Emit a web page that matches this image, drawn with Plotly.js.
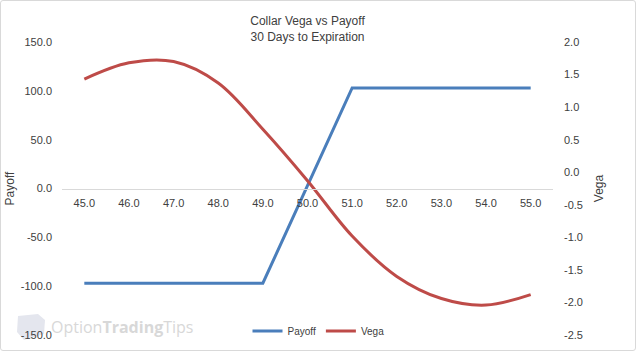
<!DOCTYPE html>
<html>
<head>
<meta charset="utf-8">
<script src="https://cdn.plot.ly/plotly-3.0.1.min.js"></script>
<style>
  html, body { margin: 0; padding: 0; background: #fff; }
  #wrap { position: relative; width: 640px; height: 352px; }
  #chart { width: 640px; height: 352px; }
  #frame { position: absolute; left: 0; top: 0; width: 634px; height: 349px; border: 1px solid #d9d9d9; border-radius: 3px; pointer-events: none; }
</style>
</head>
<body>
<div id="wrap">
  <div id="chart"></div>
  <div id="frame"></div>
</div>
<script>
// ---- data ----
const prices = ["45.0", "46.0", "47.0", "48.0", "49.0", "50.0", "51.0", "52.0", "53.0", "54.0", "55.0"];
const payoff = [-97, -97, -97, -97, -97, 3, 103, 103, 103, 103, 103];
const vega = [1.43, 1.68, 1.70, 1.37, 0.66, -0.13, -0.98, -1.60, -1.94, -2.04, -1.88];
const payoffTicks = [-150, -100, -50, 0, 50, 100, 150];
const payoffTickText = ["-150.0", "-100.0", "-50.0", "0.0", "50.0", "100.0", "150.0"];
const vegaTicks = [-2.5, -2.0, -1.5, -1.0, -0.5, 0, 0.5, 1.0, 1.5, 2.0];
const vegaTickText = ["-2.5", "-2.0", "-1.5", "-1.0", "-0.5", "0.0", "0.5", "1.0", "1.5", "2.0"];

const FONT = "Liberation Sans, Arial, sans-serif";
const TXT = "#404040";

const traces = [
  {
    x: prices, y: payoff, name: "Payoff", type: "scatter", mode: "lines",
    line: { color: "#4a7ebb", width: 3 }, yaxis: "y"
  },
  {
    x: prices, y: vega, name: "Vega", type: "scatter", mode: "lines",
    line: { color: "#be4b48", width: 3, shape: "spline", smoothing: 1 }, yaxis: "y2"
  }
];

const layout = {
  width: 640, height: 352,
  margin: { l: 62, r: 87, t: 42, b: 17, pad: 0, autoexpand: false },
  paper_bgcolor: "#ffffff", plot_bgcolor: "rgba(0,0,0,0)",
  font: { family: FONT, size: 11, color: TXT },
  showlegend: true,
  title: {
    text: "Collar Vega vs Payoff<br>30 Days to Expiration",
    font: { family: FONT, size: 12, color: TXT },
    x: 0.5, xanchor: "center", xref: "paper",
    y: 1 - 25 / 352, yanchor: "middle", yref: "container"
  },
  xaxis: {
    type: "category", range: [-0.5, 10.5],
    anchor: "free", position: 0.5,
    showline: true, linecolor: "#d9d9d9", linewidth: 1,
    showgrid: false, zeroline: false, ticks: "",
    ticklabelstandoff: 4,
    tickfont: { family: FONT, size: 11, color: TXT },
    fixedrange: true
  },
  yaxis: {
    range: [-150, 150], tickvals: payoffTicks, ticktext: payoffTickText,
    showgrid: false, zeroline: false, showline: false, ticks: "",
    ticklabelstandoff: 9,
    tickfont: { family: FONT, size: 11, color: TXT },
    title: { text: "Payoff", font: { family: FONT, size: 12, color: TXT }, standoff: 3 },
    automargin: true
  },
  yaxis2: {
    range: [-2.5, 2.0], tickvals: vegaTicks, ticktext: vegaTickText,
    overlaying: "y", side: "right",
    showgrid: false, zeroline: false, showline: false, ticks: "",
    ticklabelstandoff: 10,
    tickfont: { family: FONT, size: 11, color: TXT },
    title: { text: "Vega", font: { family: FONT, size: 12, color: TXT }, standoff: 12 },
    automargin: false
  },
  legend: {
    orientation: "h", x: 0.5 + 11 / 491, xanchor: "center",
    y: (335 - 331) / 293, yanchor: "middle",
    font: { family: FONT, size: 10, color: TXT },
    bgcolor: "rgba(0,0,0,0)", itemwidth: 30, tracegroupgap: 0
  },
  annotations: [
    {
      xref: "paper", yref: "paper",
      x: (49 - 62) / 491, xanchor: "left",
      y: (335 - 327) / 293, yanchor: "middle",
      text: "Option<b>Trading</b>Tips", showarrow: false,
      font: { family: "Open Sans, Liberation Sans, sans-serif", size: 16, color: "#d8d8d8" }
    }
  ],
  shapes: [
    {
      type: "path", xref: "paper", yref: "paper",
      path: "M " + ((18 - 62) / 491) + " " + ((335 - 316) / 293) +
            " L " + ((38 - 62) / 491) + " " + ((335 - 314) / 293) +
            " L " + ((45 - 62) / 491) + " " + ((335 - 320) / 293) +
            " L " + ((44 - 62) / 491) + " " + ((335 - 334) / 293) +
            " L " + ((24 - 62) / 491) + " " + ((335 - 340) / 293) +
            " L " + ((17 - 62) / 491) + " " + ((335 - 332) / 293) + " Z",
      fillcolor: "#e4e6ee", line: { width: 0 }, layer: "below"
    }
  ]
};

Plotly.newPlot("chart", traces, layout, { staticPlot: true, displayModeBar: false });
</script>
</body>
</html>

* * * * * * * * *

▶ _SET TASK_
Print each line of the material above exactly, with the pictures removed from your copy.

▶ _SOLUTION TO THE PROBLEM_
Emit a web page that matches this image, drawn with Plotly.js.
<!DOCTYPE html>
<html>
<head>
<meta charset="utf-8">
<script src="https://cdn.plot.ly/plotly-3.0.1.min.js"></script>
<style>
  html, body { margin: 0; padding: 0; background: #fff; }
  #wrap { position: relative; width: 640px; height: 352px; }
  #chart { width: 640px; height: 352px; }
  #frame { position: absolute; left: 0; top: 0; width: 634px; height: 349px; border: 1px solid #d9d9d9; border-radius: 3px; pointer-events: none; }
</style>
</head>
<body>
<div id="wrap">
  <div id="chart"></div>
  <div id="frame"></div>
</div>
<script>
// ---- data ----
const prices = ["45.0", "46.0", "47.0", "48.0", "49.0", "50.0", "51.0", "52.0", "53.0", "54.0", "55.0"];
const payoff = [-97, -97, -97, -97, -97, 3, 103, 103, 103, 103, 103];
const vega = [1.43, 1.68, 1.70, 1.37, 0.66, -0.13, -0.98, -1.60, -1.94, -2.04, -1.88];
const payoffTicks = [-150, -100, -50, 0, 50, 100, 150];
const payoffTickText = ["-150.0", "-100.0", "-50.0", "0.0", "50.0", "100.0", "150.0"];
const vegaTicks = [-2.5, -2.0, -1.5, -1.0, -0.5, 0, 0.5, 1.0, 1.5, 2.0];
const vegaTickText = ["-2.5", "-2.0", "-1.5", "-1.0", "-0.5", "0.0", "0.5", "1.0", "1.5", "2.0"];

const FONT = "Liberation Sans, Arial, sans-serif";
const TXT = "#404040";

const traces = [
  {
    x: prices, y: payoff, name: "Payoff", type: "scatter", mode: "lines",
    line: { color: "#4a7ebb", width: 3 }, yaxis: "y"
  },
  {
    x: prices, y: vega, name: "Vega", type: "scatter", mode: "lines",
    line: { color: "#be4b48", width: 3, shape: "spline", smoothing: 1 }, yaxis: "y2"
  }
];

const layout = {
  width: 640, height: 352,
  margin: { l: 62, r: 87, t: 42, b: 17, pad: 0, autoexpand: false },
  paper_bgcolor: "#ffffff", plot_bgcolor: "rgba(0,0,0,0)",
  font: { family: FONT, size: 11, color: TXT },
  showlegend: true,
  title: {
    text: "Collar Vega vs Payoff<br>30 Days to Expiration",
    font: { family: FONT, size: 12, color: TXT },
    x: 0.5, xanchor: "center", xref: "paper",
    y: 1 - 25 / 352, yanchor: "middle", yref: "container"
  },
  xaxis: {
    type: "category", range: [-0.5, 10.5],
    anchor: "free", position: 0.5,
    showline: true, linecolor: "#d9d9d9", linewidth: 1,
    showgrid: false, zeroline: false, ticks: "",
    ticklabelstandoff: 4,
    tickfont: { family: FONT, size: 11, color: TXT },
    fixedrange: true
  },
  yaxis: {
    range: [-150, 150], tickvals: payoffTicks, ticktext: payoffTickText,
    showgrid: false, zeroline: false, showline: false, ticks: "",
    ticklabelstandoff: 9,
    tickfont: { family: FONT, size: 11, color: TXT },
    title: { text: "Payoff", font: { family: FONT, size: 12, color: TXT }, standoff: 3 },
    automargin: true
  },
  yaxis2: {
    range: [-2.5, 2.0], tickvals: vegaTicks, ticktext: vegaTickText,
    overlaying: "y", side: "right",
    showgrid: false, zeroline: false, showline: false, ticks: "",
    ticklabelstandoff: 10,
    tickfont: { family: FONT, size: 11, color: TXT },
    title: { text: "Vega", font: { family: FONT, size: 12, color: TXT }, standoff: 12 },
    automargin: false
  },
  legend: {
    orientation: "h", x: 0.5 + 11 / 491, xanchor: "center",
    y: (335 - 331) / 293, yanchor: "middle",
    font: { family: FONT, size: 10, color: TXT },
    bgcolor: "rgba(0,0,0,0)", itemwidth: 30, tracegroupgap: 0
  },
  annotations: [
    {
      xref: "paper", yref: "paper",
      x: (49 - 62) / 491, xanchor: "left",
      y: (335 - 327) / 293, yanchor: "middle",
      text: "Option<b>Trading</b>Tips", showarrow: false,
      font: { family: "Open Sans, Liberation Sans, sans-serif", size: 16, color: "#d8d8d8" }
    }
  ],
  shapes: [
    {
      type: "path", xref: "paper", yref: "paper",
      path: "M " + ((18 - 62) / 491) + " " + ((335 - 316) / 293) +
            " L " + ((38 - 62) / 491) + " " + ((335 - 314) / 293) +
            " L " + ((45 - 62) / 491) + " " + ((335 - 320) / 293) +
            " L " + ((44 - 62) / 491) + " " + ((335 - 334) / 293) +
            " L " + ((24 - 62) / 491) + " " + ((335 - 340) / 293) +
            " L " + ((17 - 62) / 491) + " " + ((335 - 332) / 293) + " Z",
      fillcolor: "#e4e6ee", line: { width: 0 }, layer: "below"
    }
  ]
};

Plotly.newPlot("chart", traces, layout, { staticPlot: true, displayModeBar: false });
</script>
</body>
</html>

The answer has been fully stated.